Files that do not have a .json suffix or are not in proper JSON format
will be ignored. As mentioned earlier, jostler is different from pusher
by not indiscriminately including all files in the bundle regardless
of their content. This behavior of `jostler` will provide [better
security](https://github.com/m-lab/pusher/blob/main/DESIGN.md#7-security-considerations).

It is highly desirable that `jostler` guarantees it will not upload the
same new format file more than once. With this guarantee there will be
no need to deduplicate data. Due to asynchronous pod reboots and GCS
failures, the feasibility of this guarantee is currently unclear but
every effort will be made to obviate the need for data deduplication.

### 2.8. Concurrency and shared data

To be written.

### 2.9. Missed data files

For all _planned_ reboots, upload agents on M-Lab nodes will have a
duration to flush out their active data and wrap up gracefully so that
no files are missed. For `pusher`, the duration is specified with the
`-sigtermWait` flag and for `jostler` it will be specified with the
`-flushTimeout` flag.

However, because pods can have _unplanned_ restarts at any
time, it is possible for `jostler` (or any other agent) to
miss the Writable file was closed (`IN_CLOSE_WRITE`) or
File was moved to (`IN_MOVED_FROM`) `inotify` events.
Also if too many events occur at once, the `inotify` event
queue can overflow and lose some events (see [Limitations and
caveats](https://man7.org/linux/man-pages/man7/inotify.7.html)).
Additionally, if upload to GCS fails, the individual new format files
that were in the bundle will not be deleted.

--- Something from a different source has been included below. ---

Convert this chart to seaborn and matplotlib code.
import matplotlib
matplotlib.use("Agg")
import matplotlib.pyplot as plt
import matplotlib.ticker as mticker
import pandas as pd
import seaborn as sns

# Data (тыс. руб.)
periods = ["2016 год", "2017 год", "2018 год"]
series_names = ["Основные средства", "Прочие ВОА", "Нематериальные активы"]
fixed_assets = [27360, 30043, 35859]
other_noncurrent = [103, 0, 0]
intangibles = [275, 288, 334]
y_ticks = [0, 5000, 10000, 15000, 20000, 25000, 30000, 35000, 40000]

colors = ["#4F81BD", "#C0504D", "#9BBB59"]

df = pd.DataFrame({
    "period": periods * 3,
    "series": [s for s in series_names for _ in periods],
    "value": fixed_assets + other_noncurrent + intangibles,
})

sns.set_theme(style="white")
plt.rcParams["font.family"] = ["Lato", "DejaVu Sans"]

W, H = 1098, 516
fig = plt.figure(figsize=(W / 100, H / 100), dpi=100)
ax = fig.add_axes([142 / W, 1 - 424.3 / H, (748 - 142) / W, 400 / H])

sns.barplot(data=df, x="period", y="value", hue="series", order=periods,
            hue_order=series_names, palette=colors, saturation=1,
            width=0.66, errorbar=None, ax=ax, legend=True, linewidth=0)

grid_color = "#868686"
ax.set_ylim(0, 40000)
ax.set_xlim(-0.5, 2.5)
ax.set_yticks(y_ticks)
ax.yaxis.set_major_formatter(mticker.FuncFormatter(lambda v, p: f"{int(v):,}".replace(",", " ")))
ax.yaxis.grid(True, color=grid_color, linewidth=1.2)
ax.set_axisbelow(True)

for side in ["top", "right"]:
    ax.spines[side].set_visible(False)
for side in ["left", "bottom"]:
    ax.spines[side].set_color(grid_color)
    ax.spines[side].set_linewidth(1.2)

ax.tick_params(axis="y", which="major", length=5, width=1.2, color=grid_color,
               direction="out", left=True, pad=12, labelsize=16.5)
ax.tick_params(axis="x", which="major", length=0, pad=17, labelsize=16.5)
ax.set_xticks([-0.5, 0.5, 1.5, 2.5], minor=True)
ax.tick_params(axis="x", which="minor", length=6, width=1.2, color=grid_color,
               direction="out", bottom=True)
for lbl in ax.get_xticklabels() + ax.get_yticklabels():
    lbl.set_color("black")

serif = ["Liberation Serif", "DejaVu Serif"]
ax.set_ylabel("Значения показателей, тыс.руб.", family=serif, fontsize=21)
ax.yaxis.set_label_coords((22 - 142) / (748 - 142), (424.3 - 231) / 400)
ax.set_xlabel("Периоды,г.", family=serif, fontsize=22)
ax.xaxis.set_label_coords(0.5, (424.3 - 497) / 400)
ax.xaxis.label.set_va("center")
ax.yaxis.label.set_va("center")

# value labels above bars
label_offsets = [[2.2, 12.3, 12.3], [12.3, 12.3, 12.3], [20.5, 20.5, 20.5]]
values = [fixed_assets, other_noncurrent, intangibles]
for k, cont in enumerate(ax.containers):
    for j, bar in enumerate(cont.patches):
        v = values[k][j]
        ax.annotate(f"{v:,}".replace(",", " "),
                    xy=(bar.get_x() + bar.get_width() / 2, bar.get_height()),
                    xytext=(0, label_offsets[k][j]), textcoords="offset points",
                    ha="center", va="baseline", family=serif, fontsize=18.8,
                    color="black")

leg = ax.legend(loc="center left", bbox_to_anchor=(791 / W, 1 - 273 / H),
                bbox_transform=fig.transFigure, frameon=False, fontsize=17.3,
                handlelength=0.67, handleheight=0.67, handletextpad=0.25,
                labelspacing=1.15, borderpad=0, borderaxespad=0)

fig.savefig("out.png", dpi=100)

When a file's last modification time is more than a configurable
duration (e.g., 2 hours), `jostler` assumes it either missed the file's
`IN_CLOSE_WRITE` or `IN_MOVED_FROM` event or uploading to GCS wasn't
successful. In cases like this, `jostler` considers the file eligible
for upload. This also means that files that are open but are not modified
for more than the configurable duration will be uploaded _prematurely_.
This is why it is required that new measurements should not keep a file
open without writing to it for more than a few minutes.